Peter Brand was a successful London businessman who had two passions and no other interests: his work and his wife Christina. When his wife died Brand nearly went out of his head with helpless grief. One day he found a packet of her letters in a locked drawer. They were not addressed to anybody, but they were love-letters. He also found an address book. Because he was frightfully in love with his wife and because he knew she had had "artistic" friends, Brand became convinced that she had had a lover. Feeding his suspicions on whiskey and insomnia, he set himself to tracking the man down.

One by one, with variably plausible excuses, he looked up the men whose addresses were on the list. First was Tony, the moderately successful but immoderately handsome artist who had painted Christina's portrait. Tony volunteered the information that he had been in love with her, asked her to be his mistress but she had refused. Brand felt momentarily better. Then in turn he visited: a less talented neurotic, on the verge of a nervous breakdown; his ex-chauffeur; a down-&-out book-reviewer. Three men on the list he failed to see. One, a religious maniac, had shot himself; another, a famed athlete, had disappeared; the third, an elderly artist who had painted Christina in the nude before her marriage, died before Brand could reach him.
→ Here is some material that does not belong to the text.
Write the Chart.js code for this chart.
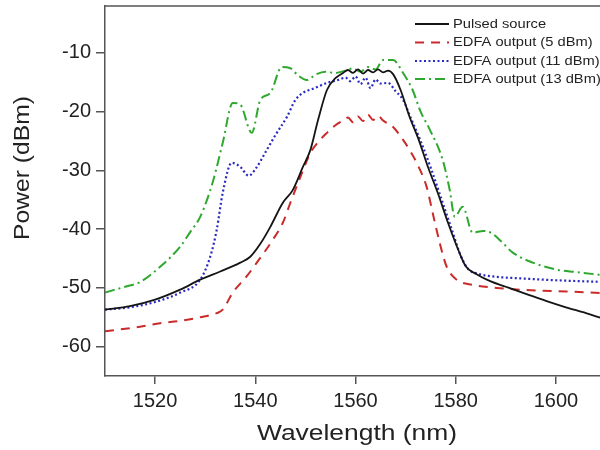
<!DOCTYPE html>
<html>
<head>
<meta charset="utf-8">
<script src="https://cdn.jsdelivr.net/npm/chart.js@4/dist/chart.umd.min.js"></script>
<style>
  html, body { margin: 0; padding: 0; background: #fff; overflow: hidden; }
  #wrap { width: 606px; height: 450px; }
</style>
</head>
<body>
<div id="wrap"><canvas id="c" width="606" height="450"></canvas></div>
<script>
// Axis tick values
const xTicks = [1520, 1540, 1560, 1580, 1600];
const yTicks = [-60, -50, -40, -30, -20, -10];

// Pulsed source spectrum
const pulsedWl = [1510, 1515, 1520, 1525, 1529, 1533, 1537, 1539, 1541, 1543, 1545.5, 1547.5, 1549.5, 1551, 1552.5, 1554.3, 1556, 1557.5, 1558.5, 1559.5, 1560.5, 1561.5, 1562.5, 1563.5, 1564.5, 1565.5, 1566.5, 1567.5, 1569, 1570.8, 1572.5, 1574.5, 1576.5, 1578.5, 1580.5, 1582, 1584, 1587, 1590, 1594, 1598, 1602, 1606, 1610];
const pulsedDbm = [-53.7, -53.1, -52, -50.3, -48.6, -47.2, -45.7, -44.7, -42.5, -39.6, -35.5, -33.3, -29.4, -26.5, -21.5, -16.3, -14.3, -13.4, -12.9, -13.4, -12.8, -13.5, -12.9, -13.3, -12.8, -13.3, -13.0, -13.6, -16.3, -20.9, -24.5, -29.5, -34, -39, -43.5, -46.3, -47.6, -48.9, -49.8, -51, -52.2, -53.3, -54.3, -55.4];

// EDFA output, 5 dBm
const edfa5Wl = [1510, 1517, 1521, 1525, 1529, 1532.3, 1533.5, 1535.5, 1538.3, 1540.3, 1543.5, 1545.5, 1547, 1549, 1551, 1552.5, 1554.3, 1556, 1557.5, 1558.5, 1559.5, 1560.5, 1561.5, 1562.5, 1563.5, 1564.5, 1565.5, 1567.5, 1569.5, 1571, 1572.2, 1574.2, 1575.4, 1576.8, 1578.2, 1580.2, 1583.4, 1588.2, 1595, 1602, 1610];
const edfa5Dbm = [-57.4, -56.6, -56, -55.6, -55, -54.3, -53.7, -50.8, -48, -45.7, -41.8, -38.9, -35.5, -31.1, -27, -25.2, -23.6, -22.3, -21.5, -21.0, -21.8, -20.8, -21.6, -20.5, -21.4, -20.7, -21.5, -22.6, -24.8, -26.8, -28.7, -32.8, -37.2, -42.3, -46.4, -48.6, -49.5, -50, -50.4, -50.6, -50.9];

// EDFA output, 11 dBm
const edfa11Wl = [1510, 1515, 1520, 1525, 1529, 1531, 1532.3, 1533.5, 1535.3, 1537, 1538.7, 1540, 1542.3, 1544, 1546.3, 1548, 1549.5, 1551.5, 1554.3, 1556.5, 1558, 1559, 1560, 1561, 1562, 1563, 1564, 1565, 1566.5, 1568, 1569.5, 1571, 1573, 1575, 1577, 1579, 1581, 1582.5, 1584.5, 1588, 1593.4, 1600, 1610];
const edfa11Dbm = [-53.7, -53.3, -52.4, -50.8, -48.6, -44.7, -40.1, -33.8, -28.7, -29.4, -30.9, -29.8, -26.5, -24, -20.9, -18, -16.8, -16.1, -15.1, -14.6, -14.2, -14.8, -14, -15.3, -14.2, -16, -14.5, -15.2, -15.1, -16.5, -18, -21, -25, -29.5, -34.5, -39.5, -44.5, -46.8, -47.6, -48.1, -48.4, -48.7, -49];

// EDFA output, 13 dBm
const edfa13Wl = [1510, 1514, 1517, 1521, 1525, 1527, 1529, 1531.5, 1533.5, 1535.5, 1537, 1539.3, 1541, 1543, 1545.3, 1547, 1548.5, 1550.3, 1552, 1554, 1556, 1558, 1559.5, 1561, 1562.5, 1564, 1565.5, 1567.5, 1569.5, 1571.4, 1573, 1574.8, 1577.4, 1578.8, 1579.8, 1581.4, 1583.4, 1585.5, 1587, 1589, 1591.4, 1595.4, 1600.2, 1604, 1610];
const edfa13Dbm = [-50.8, -49.8, -49, -46.4, -43, -40.5, -37.9, -32, -25.3, -18.5, -18.8, -23.6, -18, -16.8, -12.4, -12.6, -13.8, -14.6, -13.7, -13.2, -13.4, -13.0, -12.6, -13.2, -12.4, -12.8, -11.2, -11.2, -13.4, -16.3, -20, -23, -28.2, -33.3, -37.9, -36.2, -40.6, -40.3, -40.6, -42, -44, -45.7, -46.9, -47.3, -47.9];

const pts = (xs, ys) => xs.map((x, i) => ({ x: x, y: ys[i] }));

const FONT = "'Liberation Sans', Arial, Helvetica, sans-serif";
const INK = '#222';
const AXIS = '#555';

// Top edge of the plot frame
const framePlugin = {
  id: 'frame',
  beforeDatasetsDraw(chart) {
    const a = chart.chartArea, ctx = chart.ctx;
    ctx.save();
    ctx.strokeStyle = AXIS;
    ctx.lineWidth = 1.5;
    ctx.beginPath();
    ctx.moveTo(a.left, a.top);
    ctx.lineTo(a.right, a.top);
    ctx.stroke();
    ctx.restore();
  }
};

// Axis titles, drawn slightly widened
const titlePlugin = {
  id: 'titles',
  afterDraw(chart) {
    const ctx = chart.ctx, a = chart.chartArea;
    ctx.save();
    ctx.fillStyle = INK;
    ctx.font = '22px ' + FONT;
    ctx.textAlign = 'center';
    ctx.textBaseline = 'middle';
    ctx.save();
    ctx.translate(357, 434);
    ctx.scale(1.2, 1);
    ctx.fillText('Wavelength (nm)', 0, 0);
    ctx.restore();
    ctx.save();
    ctx.translate(23, 168);
    ctx.rotate(-Math.PI / 2);
    ctx.scale(1.12, 1);
    ctx.fillText('Power (dBm)', 0, 0);
    ctx.restore();
    ctx.restore();
  }
};

// Legend in the upper right corner of the plot
const legendPlugin = {
  id: 'cornerLegend',
  afterDatasetsDraw(chart) {
    const ctx = chart.ctx;
    const x0 = 415, x1 = 449, tx = 453;
    const rows = [24, 42.5, 61, 79];
    ctx.save();
    chart.data.datasets.forEach((ds, i) => {
      const y = rows[i];
      ctx.save();
      ctx.strokeStyle = ds.borderColor;
      ctx.lineWidth = ds.borderWidth;
      ctx.setLineDash(ds.borderDash || []);
      ctx.beginPath();
      ctx.moveTo(x0, y);
      ctx.lineTo(x1, y);
      ctx.stroke();
      ctx.restore();
      ctx.save();
      ctx.fillStyle = INK;
      ctx.font = '13px ' + FONT;
      ctx.textBaseline = 'middle';
      ctx.translate(tx, y);
      ctx.scale(1.13, 1);
      ctx.fillText(ds.label, 0, 0);
      ctx.restore();
    });
    ctx.restore();
  }
};

new Chart(document.getElementById('c'), {
  type: 'line',
  data: {
    datasets: [
      { label: 'Pulsed source', data: pts(pulsedWl, pulsedDbm), borderColor: '#151515', borderWidth: 1.8, borderDash: [] },
      { label: 'EDFA output (5 dBm)', data: pts(edfa5Wl, edfa5Dbm), borderColor: '#c92a2a', borderWidth: 2, borderDash: [9, 7] },
      { label: 'EDFA output (11 dBm)', data: pts(edfa11Wl, edfa11Dbm), borderColor: '#2a2ac0', borderWidth: 2.2, borderDash: [2, 2.5] },
      { label: 'EDFA output (13 dBm)', data: pts(edfa13Wl, edfa13Dbm), borderColor: '#2ea82e', borderWidth: 2, borderDash: [10, 4, 2, 4] }
    ]
  },
  options: {
    responsive: false,
    animation: false,
    devicePixelRatio: 1,
    layout: { padding: { top: 6, left: 0, right: 0, bottom: 0 } },
    elements: {
      point: { radius: 0 },
      line: { cubicInterpolationMode: 'monotone', fill: false, borderCapStyle: 'butt' }
    },
    plugins: {
      legend: { display: false },
      tooltip: { enabled: false }
    },
    scales: {
      x: {
        type: 'linear',
        min: 1510,
        max: 1610,
        afterBuildTicks: s => { s.ticks = xTicks.map(v => ({ value: v })); },
        afterFit: s => { s.height = 74; s.paddingLeft = 0; s.paddingRight = 0; },
        grid: { display: true, drawOnChartArea: false, drawTicks: true, tickLength: 8, color: AXIS, lineWidth: 1.5 },
        border: { display: true, color: AXIS, width: 1.5 },
        ticks: { color: INK, font: { family: FONT, size: 20 }, padding: 5, maxRotation: 0, callback: v => String(v) },
        title: { display: false }
      },
      y: {
        type: 'linear',
        min: -65,
        max: -2,
        afterBuildTicks: s => { s.ticks = yTicks.map(v => ({ value: v })); },
        afterFit: s => { s.width = 105; s.paddingTop = 0; s.paddingBottom = 0; },
        grid: { display: true, drawOnChartArea: false, drawTicks: true, tickLength: 9, color: AXIS, lineWidth: 1.5 },
        border: { display: true, color: AXIS, width: 1.5 },
        ticks: { color: INK, font: { family: FONT, size: 20 }, padding: 5, callback: v => String(v) },
        title: { display: false }
      }
    }
  },
  plugins: [framePlugin, legendPlugin, titlePlugin]
});
</script>
</body>
</html>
Not sure that any one of these was the man, Brand drank harder, slept less, went on brooding. Though he despised the sensitive artistic type, the knowledge that these men had all been Christina's friends forced him into their company. By the time his nearly-crazy suspicions had convinced him that his beloved wife had been promiscuous, incestuous and a Lesbian, it was only natural that he should take some desperate way out. But readers not in Brand's pinching boots will not jump so far or so readily to conclusions as he, may indeed guess as early as p. 15 that he is going to make a terrible fool of himself.